Note that question was already marked a duplicate by Community (but of an incorrect question). I changed it to reflect the correct one.
There's a similar question tagged with JavaScript, but needs a little modification for python.
import re
text = "Hi, hi Jane! I'm so. So glad to to finally be able to write - WRITE!! - to you!"

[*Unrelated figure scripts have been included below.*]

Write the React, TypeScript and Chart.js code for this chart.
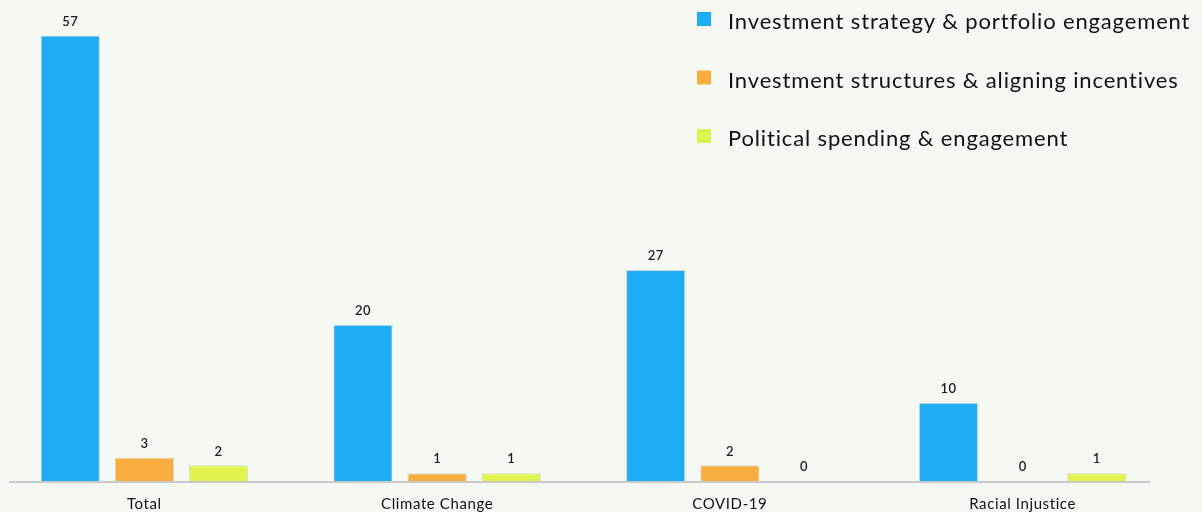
import React, { useEffect, useRef } from "react";
import { Chart, registerables } from "chart.js";

Chart.register(...registerables);

const categories = ["Total", "Climate Change", "COVID-19", "Racial Injustice"];
const seriesNames = [
  "Investment strategy & portfolio engagement",
  "Investment structures & aligning incentives",
  "Political spending & engagement",
];
const strategyValues = [57, 20, 27, 10];
const structuresValues = [3, 1, 2, 0];
const politicalValues = [2, 1, 0, 1];
const seriesColors = ["#1dacf5", "#f7ae3e", "#dff24e"];

const FONT = "Lato, 'Noto Sans', sans-serif";
const BG = "#f6f8f3";

const spacing = {
  id: "spacing",
  beforeDraw(chart: any) {
    chart.ctx.letterSpacing = "0.6px";
  },
};

const valueLabels = {
  id: "valueLabels",
  afterDatasetsDraw(chart: any) {
    const ctx = chart.ctx;
    ctx.save();
    ctx.fillStyle = "#1a1a1a";
    ctx.font = `600 13px ${FONT}`;
    ctx.letterSpacing = "0.3px";
    ctx.textAlign = "center";
    ctx.textBaseline = "middle";
    chart.data.datasets.forEach((ds: any, di: number) => {
      const meta = chart.getDatasetMeta(di);
      meta.data.forEach((bar: any, i: number) => {
        ctx.fillText(String(ds.data[i]), bar.x, bar.y - 14);
      });
    });
    ctx.restore();
  },
};

const baseline = {
  id: "baseline",
  afterDatasetsDraw(chart: any) {
    const ctx = chart.ctx;
    const y = chart.scales.y.getPixelForValue(0) + 1;
    ctx.save();
    ctx.strokeStyle = "#c9c9c9";
    ctx.lineWidth = 2;
    ctx.beginPath();
    ctx.moveTo(chart.chartArea.left + 11, y);
    ctx.lineTo(chart.chartArea.right - 19, y);
    ctx.stroke();
    ctx.restore();
  },
};

const customLegend = {
  id: "customLegend",
  afterDraw(chart: any) {
    const ctx = chart.ctx;
    ctx.save();
    ctx.font = `22px ${FONT}`;
    ctx.letterSpacing = "0.85px";
    ctx.textBaseline = "middle";
    ctx.textAlign = "left";
    chart.data.datasets.forEach((ds: any, i: number) => {
      const cy = 19 + i * 58.5;
      ctx.fillStyle = ds.backgroundColor;
      ctx.fillRect(707, cy - 7, 14, 14);
      ctx.fillStyle = "#111";
      ctx.fillText(ds.label, 738, cy + 3);
    });
    ctx.restore();
  },
};

export default function App() {
  const ref = useRef<HTMLCanvasElement | null>(null);
  useEffect(() => {
    document.body.style.overflow = "hidden";
    document.body.style.background = BG;
    const values = [strategyValues, structuresValues, politicalValues];
    const chart = new Chart(ref.current as HTMLCanvasElement, {
      type: "bar",
      data: {
        labels: categories,
        datasets: seriesNames.map((name, i) => ({
          label: name,
          data: values[i],
          backgroundColor: seriesColors[i],
          borderColor: "rgba(0,0,0,0.12)",
          borderWidth: 1,
          borderSkipped: "bottom",
          categoryPercentage: 0.76,
          barPercentage: 0.8,
        })),
      },
      options: {
        animation: false,
        responsive: false,
        maintainAspectRatio: false,
        layout: { padding: { left: 8, right: 33, top: 12, bottom: -7 } },
        plugins: { legend: { display: false }, tooltip: { enabled: false } },
        scales: {
          x: {
            grid: { display: false },
            border: { display: false },
            ticks: { color: "#111", font: { family: FONT, size: 15 }, padding: 6 },
          },
          y: { display: false, min: 0, max: 60 },
        },
      },
      plugins: [spacing, valueLabels, baseline, customLegend],
    });
    return () => chart.destroy();
  }, []);
  return (
    <div style={{ position: "absolute", left: -10, top: 0, width: 1212, height: 512, background: BG }}>
      <canvas ref={ref} width={1212} height={512} style={{ display: "block" }} />
    </div>
  );
}
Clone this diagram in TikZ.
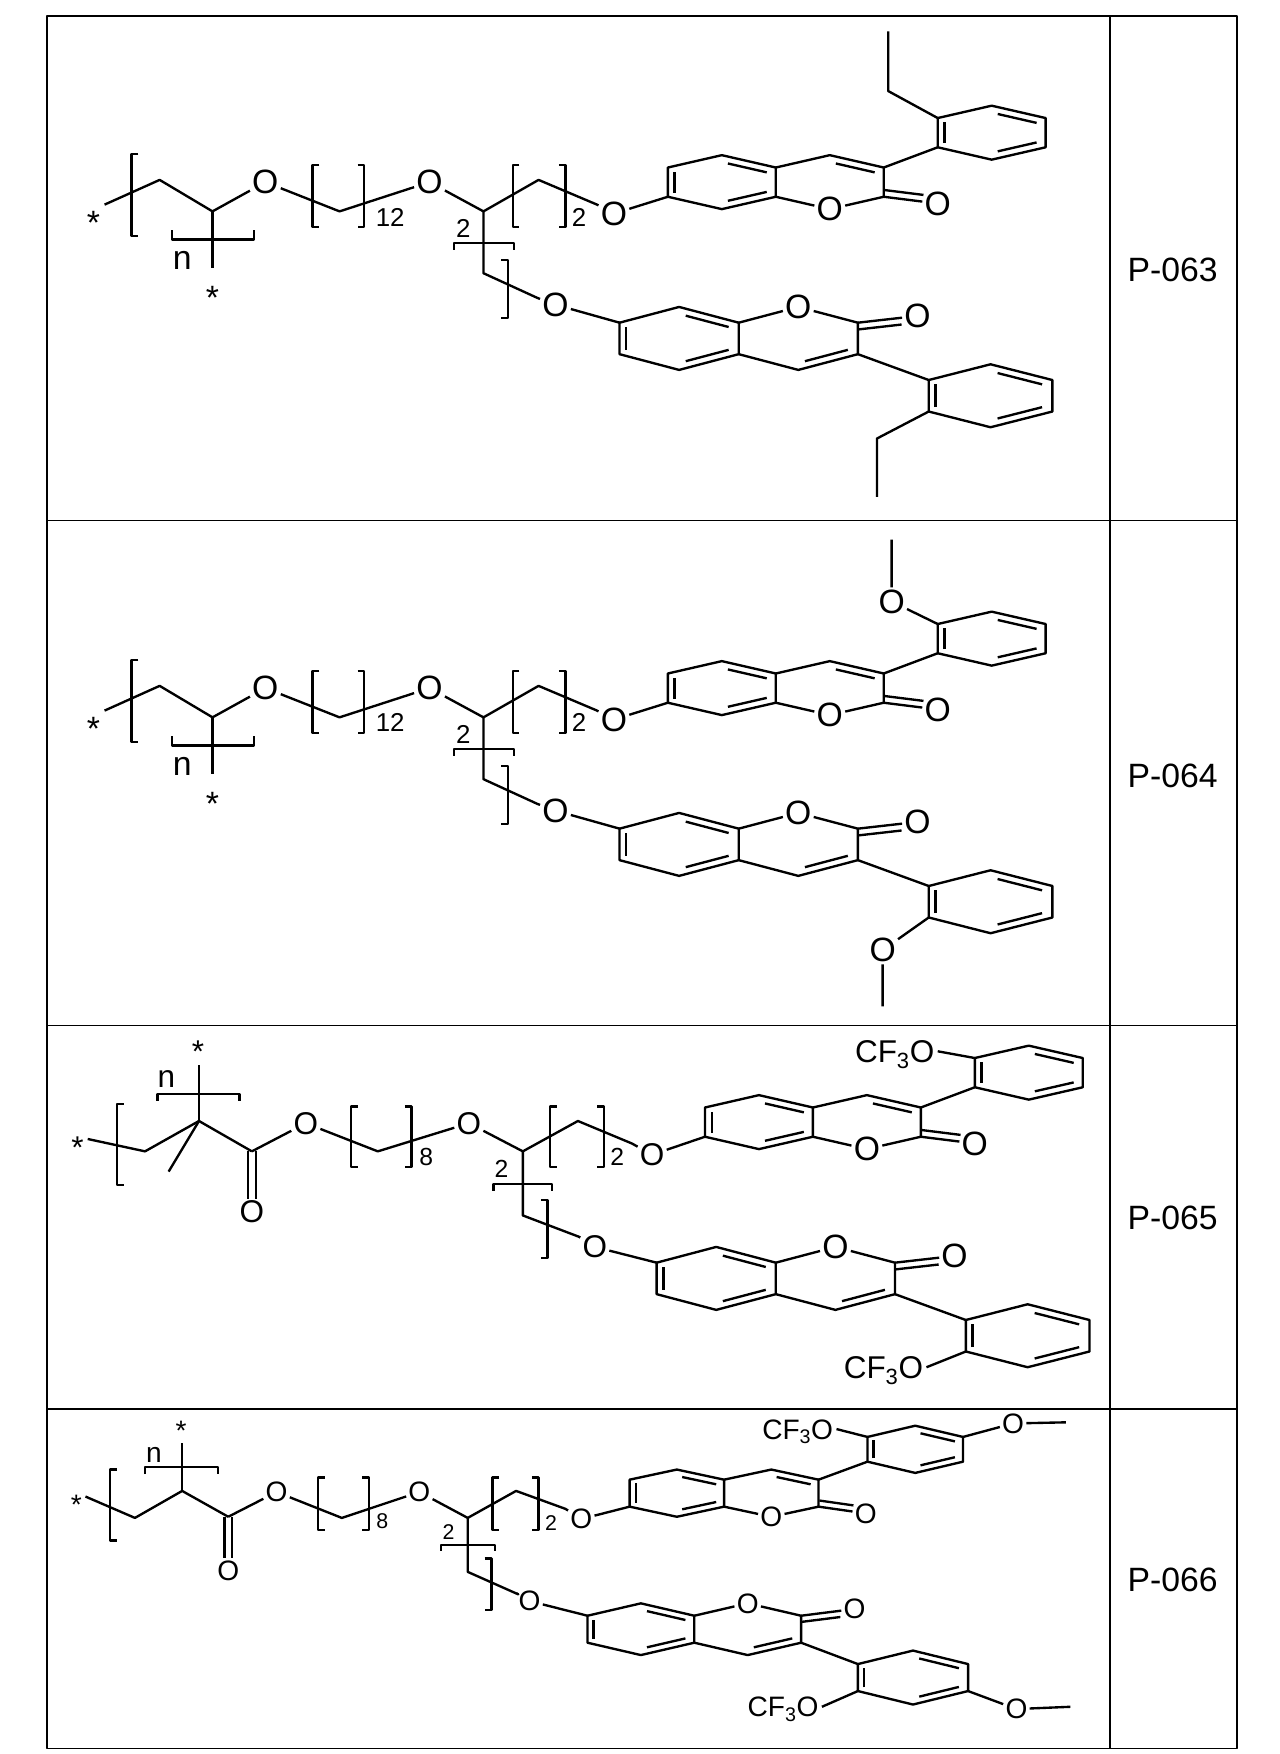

repeats = re.findall(r'\b(\w+)\b(?=.*\b\1\b)', text, re.I)
print(repeats)
['Hi', 'so', 'to', 'to', 'to', 'write']
repeats = list(map(str.lower, repeats))
Now, create a counter.
from collections import Counter
c = Counter(repeats)
print(c)
Counter({'Hi': 1, 'so': 1, 'to': 3, 'write': 1})
Or, more primitively:
r_set = set(repeats)
c = {w : repeats.count(w) for w in r_set}
print(c)
{'hi': 1, 'so': 1, 'to': 3, 'write': 1}
The values of the keys are the number of repeats. If the value of 'Hi'
is 1, that means 'Hi'
occurred twice. And so on.
The regex is
\b(\w+)\b(?=.*\b\1\b)
Details
\b
- word boundary
(\w+)
- capturing group for a word
\b
- word boundary
(?=.*\b\1\b)
- lookahead, consisting of
.*
anything
\b\1\b
the same word captured in the first group. Here, \1
is the reference to the first group.